┏━━

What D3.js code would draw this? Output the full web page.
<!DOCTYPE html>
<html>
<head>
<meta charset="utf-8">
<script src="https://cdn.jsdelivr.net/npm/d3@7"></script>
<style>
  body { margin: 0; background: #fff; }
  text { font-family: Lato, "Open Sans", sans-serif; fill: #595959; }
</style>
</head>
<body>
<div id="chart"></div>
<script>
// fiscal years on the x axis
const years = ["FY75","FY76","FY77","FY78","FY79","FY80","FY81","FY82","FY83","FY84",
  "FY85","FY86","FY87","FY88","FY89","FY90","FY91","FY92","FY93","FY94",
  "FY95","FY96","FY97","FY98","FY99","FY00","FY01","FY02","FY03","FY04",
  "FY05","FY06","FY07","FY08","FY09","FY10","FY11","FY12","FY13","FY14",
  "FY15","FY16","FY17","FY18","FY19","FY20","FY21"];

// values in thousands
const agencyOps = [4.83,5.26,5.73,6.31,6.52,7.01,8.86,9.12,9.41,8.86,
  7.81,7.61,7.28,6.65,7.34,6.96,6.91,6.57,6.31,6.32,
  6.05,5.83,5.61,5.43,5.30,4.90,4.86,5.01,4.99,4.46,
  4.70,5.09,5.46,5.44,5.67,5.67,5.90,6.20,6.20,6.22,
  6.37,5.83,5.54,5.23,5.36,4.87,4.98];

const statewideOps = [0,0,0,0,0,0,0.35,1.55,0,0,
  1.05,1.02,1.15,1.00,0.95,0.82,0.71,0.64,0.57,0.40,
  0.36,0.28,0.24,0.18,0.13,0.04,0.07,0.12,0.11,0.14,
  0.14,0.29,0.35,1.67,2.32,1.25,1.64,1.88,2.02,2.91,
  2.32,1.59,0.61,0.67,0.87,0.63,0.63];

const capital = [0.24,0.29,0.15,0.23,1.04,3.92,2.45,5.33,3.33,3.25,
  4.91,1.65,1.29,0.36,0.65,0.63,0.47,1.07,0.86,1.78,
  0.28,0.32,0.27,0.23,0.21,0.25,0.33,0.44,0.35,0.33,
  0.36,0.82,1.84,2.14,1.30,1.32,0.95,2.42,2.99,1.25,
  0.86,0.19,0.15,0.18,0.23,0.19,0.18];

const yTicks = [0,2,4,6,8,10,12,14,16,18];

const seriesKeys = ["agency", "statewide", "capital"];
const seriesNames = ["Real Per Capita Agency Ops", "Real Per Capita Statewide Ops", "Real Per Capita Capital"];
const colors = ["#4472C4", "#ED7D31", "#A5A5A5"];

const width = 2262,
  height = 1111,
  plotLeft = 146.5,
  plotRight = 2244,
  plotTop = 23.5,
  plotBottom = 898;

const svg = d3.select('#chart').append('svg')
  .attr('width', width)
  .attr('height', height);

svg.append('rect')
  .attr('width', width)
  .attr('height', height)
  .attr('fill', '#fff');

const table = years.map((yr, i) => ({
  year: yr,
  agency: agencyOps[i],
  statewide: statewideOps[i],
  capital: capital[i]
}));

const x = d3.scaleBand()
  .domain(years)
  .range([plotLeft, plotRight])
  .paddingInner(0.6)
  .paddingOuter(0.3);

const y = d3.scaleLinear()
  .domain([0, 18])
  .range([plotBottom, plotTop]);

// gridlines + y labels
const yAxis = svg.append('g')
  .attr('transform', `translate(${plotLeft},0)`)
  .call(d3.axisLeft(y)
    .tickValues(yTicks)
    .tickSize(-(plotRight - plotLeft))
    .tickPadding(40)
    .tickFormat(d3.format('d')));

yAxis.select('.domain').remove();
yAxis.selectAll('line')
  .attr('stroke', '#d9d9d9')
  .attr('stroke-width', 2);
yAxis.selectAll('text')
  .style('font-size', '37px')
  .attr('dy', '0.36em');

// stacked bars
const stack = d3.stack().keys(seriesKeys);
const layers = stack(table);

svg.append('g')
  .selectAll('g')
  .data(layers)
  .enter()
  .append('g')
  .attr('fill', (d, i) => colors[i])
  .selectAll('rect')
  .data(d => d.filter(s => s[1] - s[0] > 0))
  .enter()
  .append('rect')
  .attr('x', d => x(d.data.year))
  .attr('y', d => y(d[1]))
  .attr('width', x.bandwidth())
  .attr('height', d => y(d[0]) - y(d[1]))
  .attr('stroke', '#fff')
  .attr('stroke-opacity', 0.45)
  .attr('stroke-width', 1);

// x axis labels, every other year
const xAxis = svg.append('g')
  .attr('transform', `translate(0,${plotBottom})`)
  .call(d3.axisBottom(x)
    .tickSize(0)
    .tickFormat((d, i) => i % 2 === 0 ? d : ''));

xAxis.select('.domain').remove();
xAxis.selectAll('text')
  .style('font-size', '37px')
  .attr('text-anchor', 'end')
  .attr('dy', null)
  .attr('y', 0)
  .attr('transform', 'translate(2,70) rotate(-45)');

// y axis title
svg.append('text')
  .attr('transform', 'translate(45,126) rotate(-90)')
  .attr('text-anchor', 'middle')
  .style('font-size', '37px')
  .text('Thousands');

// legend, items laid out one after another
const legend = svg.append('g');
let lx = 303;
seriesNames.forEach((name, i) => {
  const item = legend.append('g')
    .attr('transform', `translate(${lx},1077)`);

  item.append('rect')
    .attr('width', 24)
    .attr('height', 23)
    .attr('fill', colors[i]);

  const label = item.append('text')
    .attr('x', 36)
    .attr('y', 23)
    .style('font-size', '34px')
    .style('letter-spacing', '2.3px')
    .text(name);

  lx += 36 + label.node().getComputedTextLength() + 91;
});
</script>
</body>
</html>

┗━━

- Set exercise
Up to and including the line with "2.32,1.59,0.61,0.67,0.87,0.63,0.63];", repeat the data exactly, starting from its first line; nothing else belongs in the response.

- Answer to the exercise
What D3.js code would draw this? Output the full web page.
<!DOCTYPE html>
<html>
<head>
<meta charset="utf-8">
<script src="https://cdn.jsdelivr.net/npm/d3@7"></script>
<style>
  body { margin: 0; background: #fff; }
  text { font-family: Lato, "Open Sans", sans-serif; fill: #595959; }
</style>
</head>
<body>
<div id="chart"></div>
<script>
// fiscal years on the x axis
const years = ["FY75","FY76","FY77","FY78","FY79","FY80","FY81","FY82","FY83","FY84",
  "FY85","FY86","FY87","FY88","FY89","FY90","FY91","FY92","FY93","FY94",
  "FY95","FY96","FY97","FY98","FY99","FY00","FY01","FY02","FY03","FY04",
  "FY05","FY06","FY07","FY08","FY09","FY10","FY11","FY12","FY13","FY14",
  "FY15","FY16","FY17","FY18","FY19","FY20","FY21"];

// values in thousands
const agencyOps = [4.83,5.26,5.73,6.31,6.52,7.01,8.86,9.12,9.41,8.86,
  7.81,7.61,7.28,6.65,7.34,6.96,6.91,6.57,6.31,6.32,
  6.05,5.83,5.61,5.43,5.30,4.90,4.86,5.01,4.99,4.46,
  4.70,5.09,5.46,5.44,5.67,5.67,5.90,6.20,6.20,6.22,
  6.37,5.83,5.54,5.23,5.36,4.87,4.98];

const statewideOps = [0,0,0,0,0,0,0.35,1.55,0,0,
  1.05,1.02,1.15,1.00,0.95,0.82,0.71,0.64,0.57,0.40,
  0.36,0.28,0.24,0.18,0.13,0.04,0.07,0.12,0.11,0.14,
  0.14,0.29,0.35,1.67,2.32,1.25,1.64,1.88,2.02,2.91,
  2.32,1.59,0.61,0.67,0.87,0.63,0.63];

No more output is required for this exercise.